Благоразумные и неблагоразумные письма Анри Бейля, сохранившиеся в черновиках и набросках, не раскрывают нам всей системы сложных отношений и чувств этого человека. Не пытаясь пока расшифровать эти письма, в которых восхваление французских подвигов в России чередуется с весьма странными и малопонятными намеками на то, что инженер Висмара, известный по переписке Метильде Дембовской, по существу, обладает чисто французским лицом, мы должны сказать, что Бейль не сдержался в письмах и 30 июня 1819 года закончил свое письмо такими словами:
«Я надеюсь, сударыня, что из всего текста моего письма Вы можете вычитать то чувство к Вам со стороны пишущего, которое называется любовью».
ГЛАВА XI
Гражданин Бейль скитается по городам Северной Италии. Вот перед ним Наварра, снова Милан. Из Милана — в Комо, оттуда в Тревизо и Брешию. Вот перед ним Бергамо — и снова Милан. Вот перед ним Пьяченца и Кремона — и снова Милан. Вот перед ним Вогере и Павия — и снова Милан. И, наконец, Парма, а из Пармы через Гвасталлу, Модену, под чужим именем, переодетый старухой, Бейль переправляется через речки, проходит до Бастиджино, оттуда — до Кревальеры, а из Кревальеры — пешком по лесу мимо когда-то знакомой Кастиль-Франко. И вот, наконец, стены людной, великолепной Болоньи, где веселье считается самым серьезным делом, за которое можно отдать решительно все[62].

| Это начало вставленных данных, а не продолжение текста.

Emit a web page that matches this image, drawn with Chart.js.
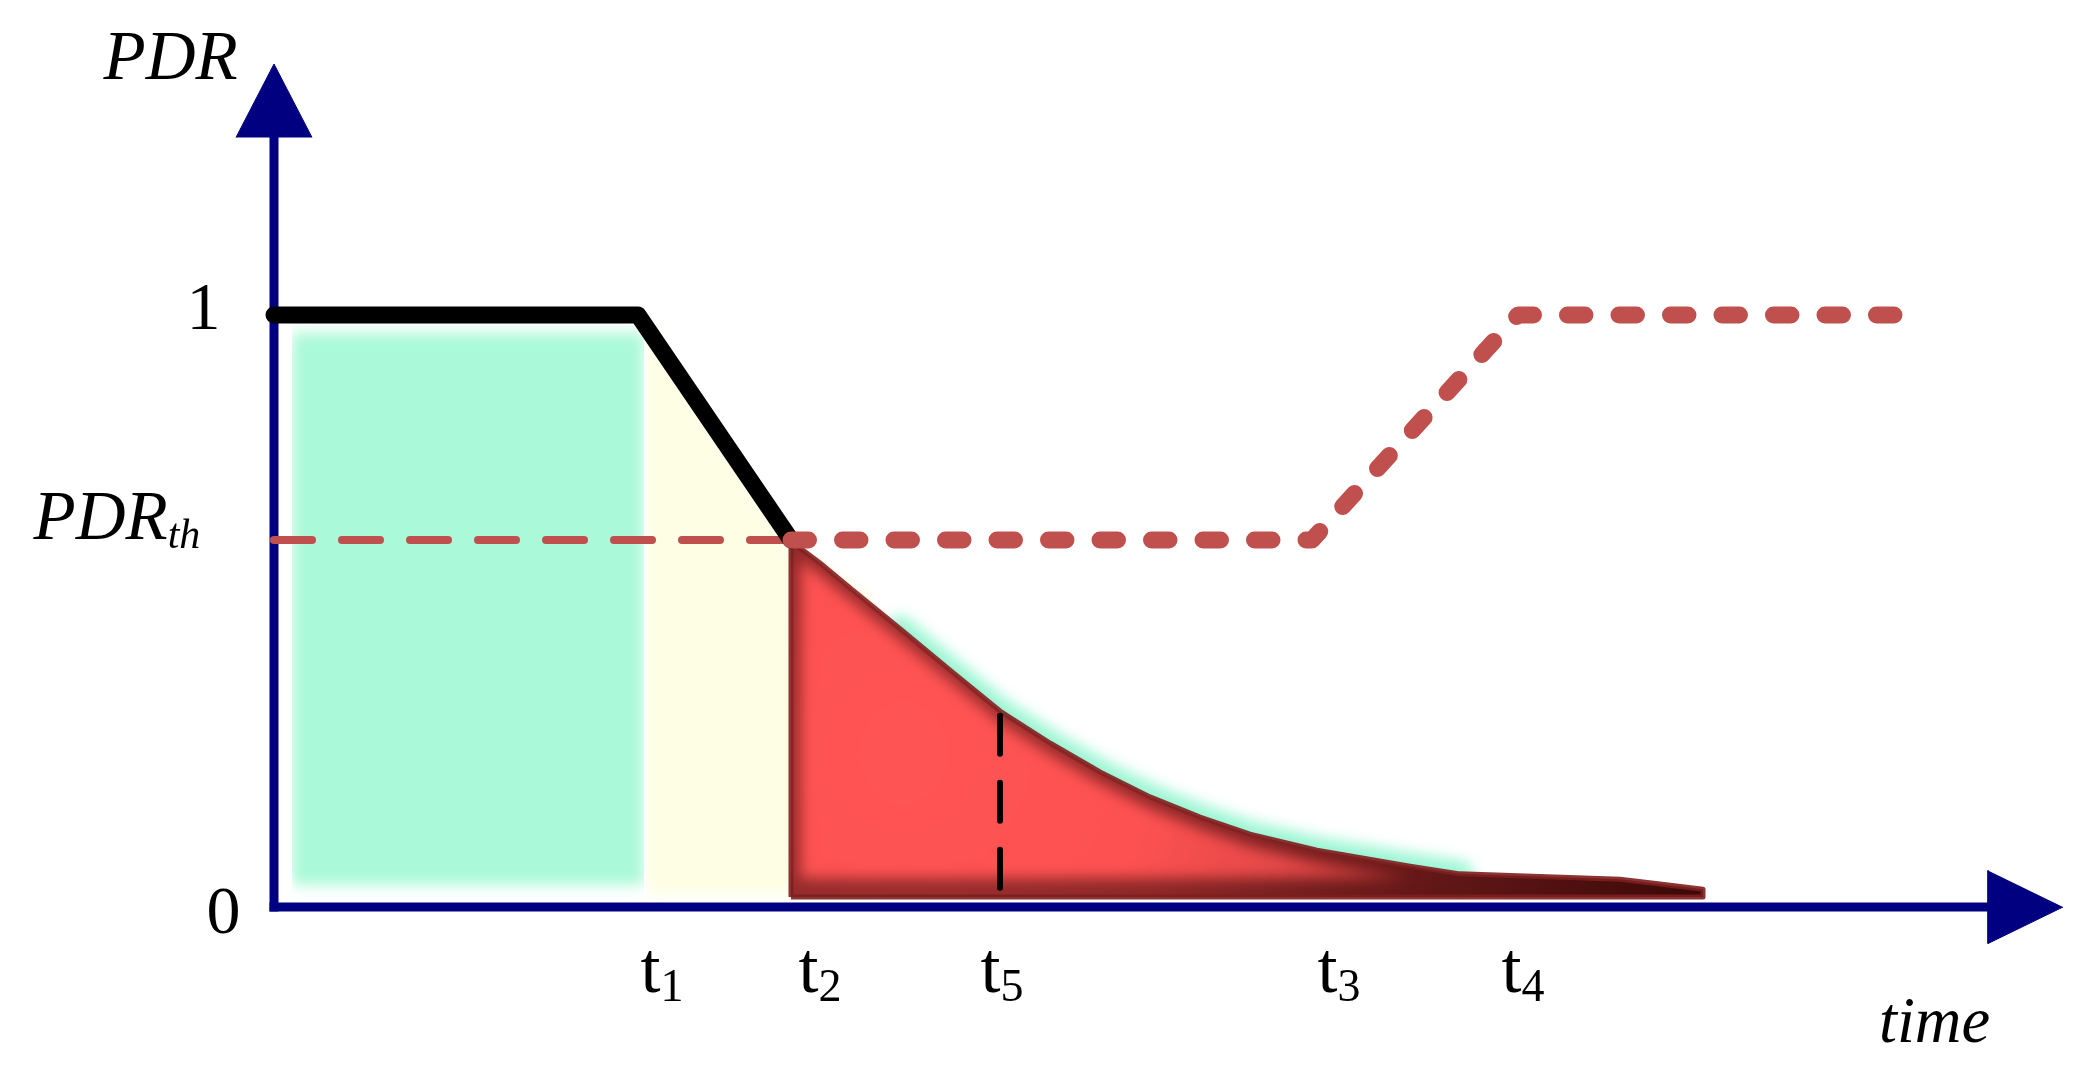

В этом городе друзья приглашают его послушать бродячего скрипача-чудодея, бывшего каторжника, походка которого выдает многолетнее сидение на галерах. Это сын генуэзского спекулянта Николо Паганини[63]. Он выходит на эстраду, берет смычок, и кажется, что кенкеты и люстры со спермацетовыми свечами меркнут от невероятной ярости звуков. Паганини играет свои «Каприччио», доводя слушателей до состояния, близкого к безумию. Бейль — тот испытывает состояние, выходящее за пределы собственного контроля. И когда тяжеловесный, громадный Паганини в три погибели гнется перед воспламененной публикой, Бейль уходит из концертного зала.
Болонские друзья сопровождают его, рассказывая анекдоты из жизни этого чудовищного скрипача, произведения которого называют «Пляской ведьм», а самого его — «южным колдуном». А затем предлагают Бейлю переселиться в Болонью и начать новую, не похожую на Милан жизнь. Один из них — фамилию его Бейль так и не запомнил — спрашивает, какой остаток капиталов, накопленных в Сен-Клу, может Бейль предложить вновь организованному Болонскому банку. Другой говорит, что нечего сидеть в Милане, надо переезжать в Болонью и пользоваться счастливым временем, когда обменные курсы стоят очень высоко. Бейль начинает совершенно серьезно подумывать о том, чтобы сделаться заурядным болонским дисконтером, стричь купоны, жить в этом городе без всяких сердечных тревог, без ненужных волнений и напряжения нервов. И с этой мыслью он засыпает. Биографу, конечно, неизвестно, видел ли он во сне себя приказчиком миланского бакалейного магазина, снилось ли ему что-либо похожее на состояние, предшествующее историческим испытаниям 1812 года. Но для нас, смотрящих на Анри Бейля со стороны, ясной становится эта аналогия двух периодов его жизни.
61
До нас действительно дошли лишь отдельные намеки в письмах и дневниках. А. Виноградов поэтому многое вынужден домысливать, руководствуясь подчас лишь смутными догадками.
62
А. Виноградов не вполне точен: Стендаль действительно много ездит в это время, но сведений о посещении им всех перечисленных А. Виноградовым, итальянских городков и местечек нет.
63
Стендаль восхищался игрой Паганини; он писал о нем в своей книге «Жизнь Россини»: «Паганини, лучший скрипач Италии и, может быть, всего мира, в настоящее время молодой человек лет тридцати пяти с черными пронзительными глазами и густой шевелюрой. Эта исполненная огня душа обрела свой талант отнюдь не восемью годами терпеливого изучения и консерваторских занятий; рассказывают, что своему дарованию он обязан любовной истории, из-за которой он был на долгие годы брошен в тюрьму. Когда, одинокий и покинутый всеми, он сидел в заключении, которое грозило окончиться эшафотом, у него не осталось ничего, кроме скрипки. Он научился выражать свою душу звуками; проведенные в неволе долгие вечера дали ему возможность совершенствоваться в этом языке. Не следует слушать Паганини тогда, когда он пытается состязаться с северными скрипачами в больших концертах, слушать его надо только в те вечера, когда он бывает в ударе и когда он играет каприччио. Спешу добавить, что это каприччио труднее всякого концерта». А Виноградов написал о великом итальянском скрипаче роман «Осуждение Паганини» (1936).